Below are some entries. Transcribe the lines from the one holding "Convert this chart to Plotly code." to the one holding "import plotly.graph_objects as go", inclusive, but not the pictures among them.

** start **

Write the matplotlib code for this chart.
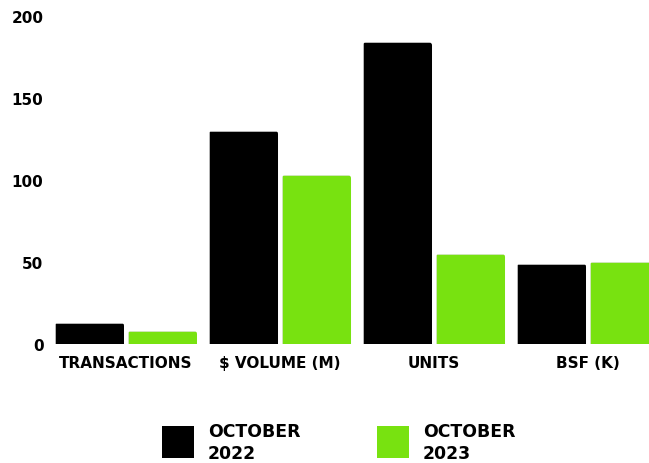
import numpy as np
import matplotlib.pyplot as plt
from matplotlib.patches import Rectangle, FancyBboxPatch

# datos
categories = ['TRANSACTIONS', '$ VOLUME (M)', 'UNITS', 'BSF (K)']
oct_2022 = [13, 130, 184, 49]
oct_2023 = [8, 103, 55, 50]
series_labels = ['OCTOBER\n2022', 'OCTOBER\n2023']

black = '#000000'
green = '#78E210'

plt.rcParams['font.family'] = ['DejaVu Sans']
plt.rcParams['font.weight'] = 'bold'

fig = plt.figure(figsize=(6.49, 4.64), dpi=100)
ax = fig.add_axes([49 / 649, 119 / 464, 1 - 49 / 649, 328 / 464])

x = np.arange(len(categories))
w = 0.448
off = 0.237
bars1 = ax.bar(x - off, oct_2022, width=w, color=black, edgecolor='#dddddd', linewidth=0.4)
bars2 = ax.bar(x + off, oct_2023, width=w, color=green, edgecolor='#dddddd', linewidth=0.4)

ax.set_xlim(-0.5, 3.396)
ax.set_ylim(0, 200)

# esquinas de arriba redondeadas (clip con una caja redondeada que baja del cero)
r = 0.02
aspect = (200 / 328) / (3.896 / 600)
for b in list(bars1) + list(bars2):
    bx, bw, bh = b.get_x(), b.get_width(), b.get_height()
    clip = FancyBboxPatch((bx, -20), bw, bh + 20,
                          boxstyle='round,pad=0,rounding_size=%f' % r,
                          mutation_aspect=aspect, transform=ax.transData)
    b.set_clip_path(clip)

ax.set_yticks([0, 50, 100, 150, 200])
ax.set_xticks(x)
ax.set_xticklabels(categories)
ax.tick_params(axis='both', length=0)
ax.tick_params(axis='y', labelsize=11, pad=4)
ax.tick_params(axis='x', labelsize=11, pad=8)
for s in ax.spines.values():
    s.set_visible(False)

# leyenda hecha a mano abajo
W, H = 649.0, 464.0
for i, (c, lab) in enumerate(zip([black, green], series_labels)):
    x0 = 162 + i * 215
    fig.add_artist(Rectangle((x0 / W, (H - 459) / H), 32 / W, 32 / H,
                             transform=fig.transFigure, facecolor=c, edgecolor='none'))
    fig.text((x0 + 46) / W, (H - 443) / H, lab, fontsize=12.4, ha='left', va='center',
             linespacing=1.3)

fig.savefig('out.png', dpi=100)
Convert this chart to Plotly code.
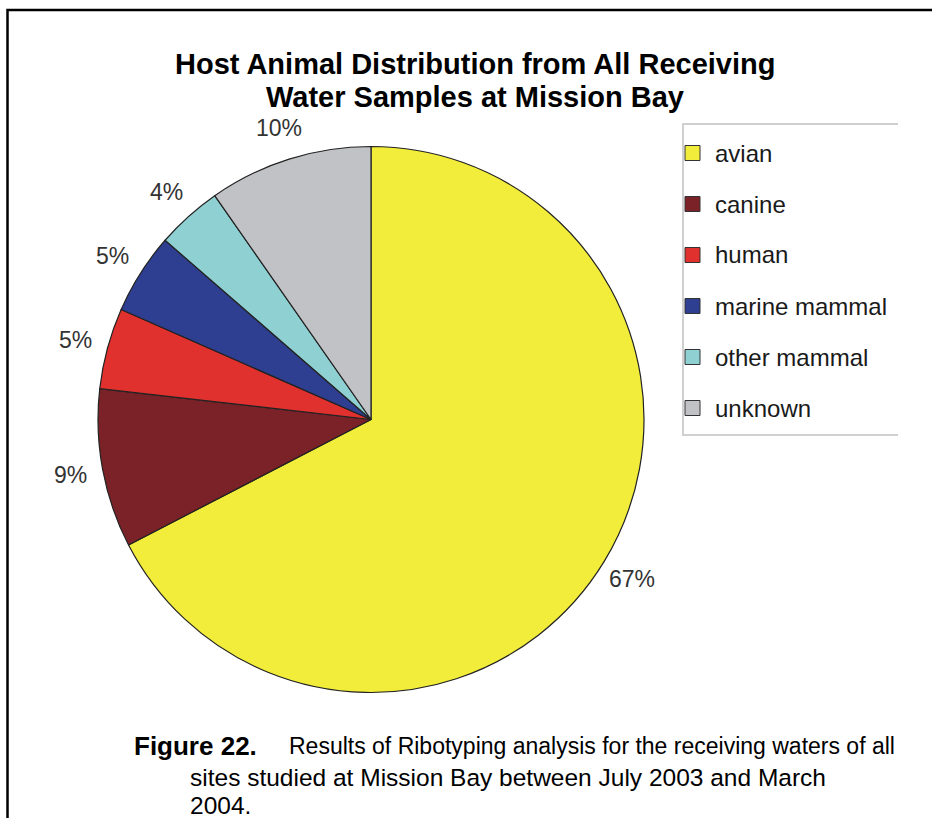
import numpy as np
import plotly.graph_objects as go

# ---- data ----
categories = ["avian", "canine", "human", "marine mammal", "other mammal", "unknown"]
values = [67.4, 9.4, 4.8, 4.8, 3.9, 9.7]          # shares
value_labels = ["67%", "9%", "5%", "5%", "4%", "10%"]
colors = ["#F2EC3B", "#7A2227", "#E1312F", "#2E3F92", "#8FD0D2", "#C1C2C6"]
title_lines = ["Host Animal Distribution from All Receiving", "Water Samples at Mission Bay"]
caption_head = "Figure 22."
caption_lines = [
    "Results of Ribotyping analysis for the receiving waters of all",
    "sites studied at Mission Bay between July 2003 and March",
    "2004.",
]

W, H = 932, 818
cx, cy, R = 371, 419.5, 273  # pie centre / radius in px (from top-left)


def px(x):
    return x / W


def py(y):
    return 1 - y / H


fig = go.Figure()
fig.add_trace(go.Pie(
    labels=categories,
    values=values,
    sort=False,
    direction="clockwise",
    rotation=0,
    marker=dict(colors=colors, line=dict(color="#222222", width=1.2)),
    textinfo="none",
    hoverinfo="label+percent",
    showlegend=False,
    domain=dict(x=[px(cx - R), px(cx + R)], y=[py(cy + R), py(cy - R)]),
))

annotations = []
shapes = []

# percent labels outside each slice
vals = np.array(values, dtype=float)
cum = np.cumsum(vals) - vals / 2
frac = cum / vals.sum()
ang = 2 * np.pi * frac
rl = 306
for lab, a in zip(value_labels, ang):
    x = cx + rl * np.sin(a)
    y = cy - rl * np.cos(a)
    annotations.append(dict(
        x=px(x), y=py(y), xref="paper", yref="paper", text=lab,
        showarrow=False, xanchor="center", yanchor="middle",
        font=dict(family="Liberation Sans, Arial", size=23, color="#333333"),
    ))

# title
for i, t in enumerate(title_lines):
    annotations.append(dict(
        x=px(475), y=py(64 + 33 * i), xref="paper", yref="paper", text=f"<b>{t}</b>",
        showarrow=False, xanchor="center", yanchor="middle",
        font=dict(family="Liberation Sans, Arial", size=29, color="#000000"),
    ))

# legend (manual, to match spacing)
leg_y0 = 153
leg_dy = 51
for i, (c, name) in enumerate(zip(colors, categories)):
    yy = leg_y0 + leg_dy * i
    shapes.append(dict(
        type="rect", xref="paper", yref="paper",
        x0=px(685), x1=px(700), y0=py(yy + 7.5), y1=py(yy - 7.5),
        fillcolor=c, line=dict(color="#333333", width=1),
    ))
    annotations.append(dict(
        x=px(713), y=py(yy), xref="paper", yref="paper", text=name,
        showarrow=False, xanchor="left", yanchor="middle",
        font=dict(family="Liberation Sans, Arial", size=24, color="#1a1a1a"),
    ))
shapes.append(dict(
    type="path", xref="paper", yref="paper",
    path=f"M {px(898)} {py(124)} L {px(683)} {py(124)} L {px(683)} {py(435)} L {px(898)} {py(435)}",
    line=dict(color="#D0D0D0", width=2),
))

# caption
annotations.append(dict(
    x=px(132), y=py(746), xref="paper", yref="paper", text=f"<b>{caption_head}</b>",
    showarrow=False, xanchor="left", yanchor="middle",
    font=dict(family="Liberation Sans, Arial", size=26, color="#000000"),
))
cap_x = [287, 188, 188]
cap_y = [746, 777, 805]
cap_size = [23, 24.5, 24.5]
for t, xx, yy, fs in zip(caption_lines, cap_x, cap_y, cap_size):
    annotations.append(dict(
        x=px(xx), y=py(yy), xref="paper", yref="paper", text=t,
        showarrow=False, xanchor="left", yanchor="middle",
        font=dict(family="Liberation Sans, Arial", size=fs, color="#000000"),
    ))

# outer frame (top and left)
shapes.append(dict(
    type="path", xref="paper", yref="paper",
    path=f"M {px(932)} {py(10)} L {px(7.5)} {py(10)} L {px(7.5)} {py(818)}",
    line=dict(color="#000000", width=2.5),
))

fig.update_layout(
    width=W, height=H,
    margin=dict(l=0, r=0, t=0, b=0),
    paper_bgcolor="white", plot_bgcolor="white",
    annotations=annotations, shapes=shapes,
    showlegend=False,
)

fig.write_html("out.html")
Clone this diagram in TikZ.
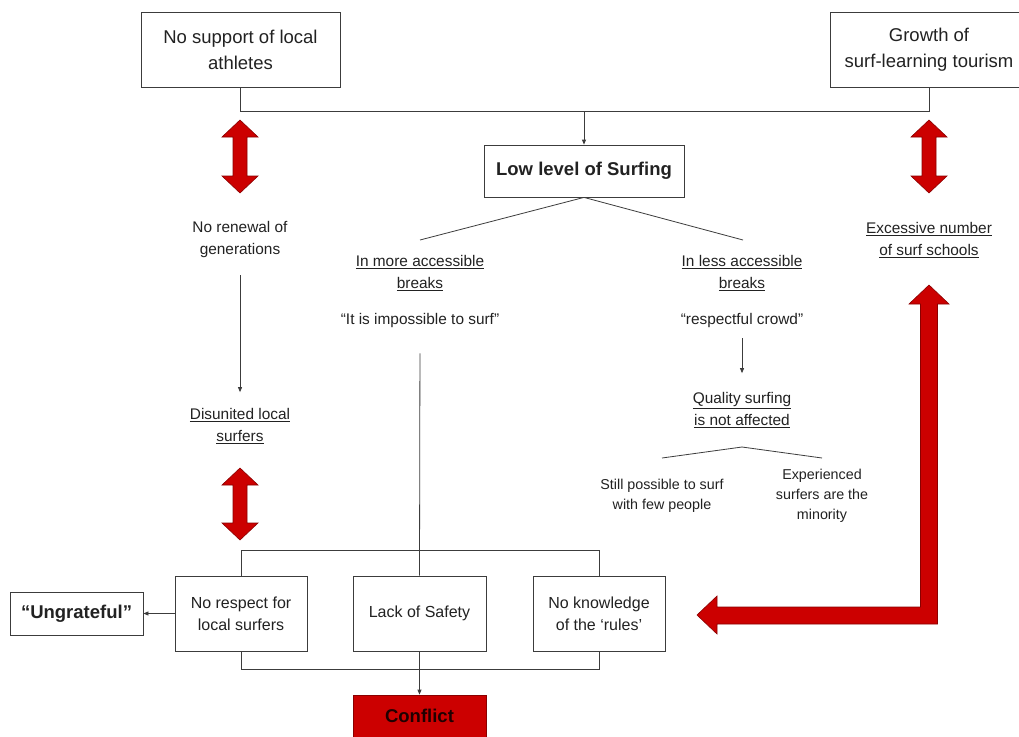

** end **

Result for this task -
Convert this chart to Plotly code.
import numpy as np
import plotly.graph_objects as go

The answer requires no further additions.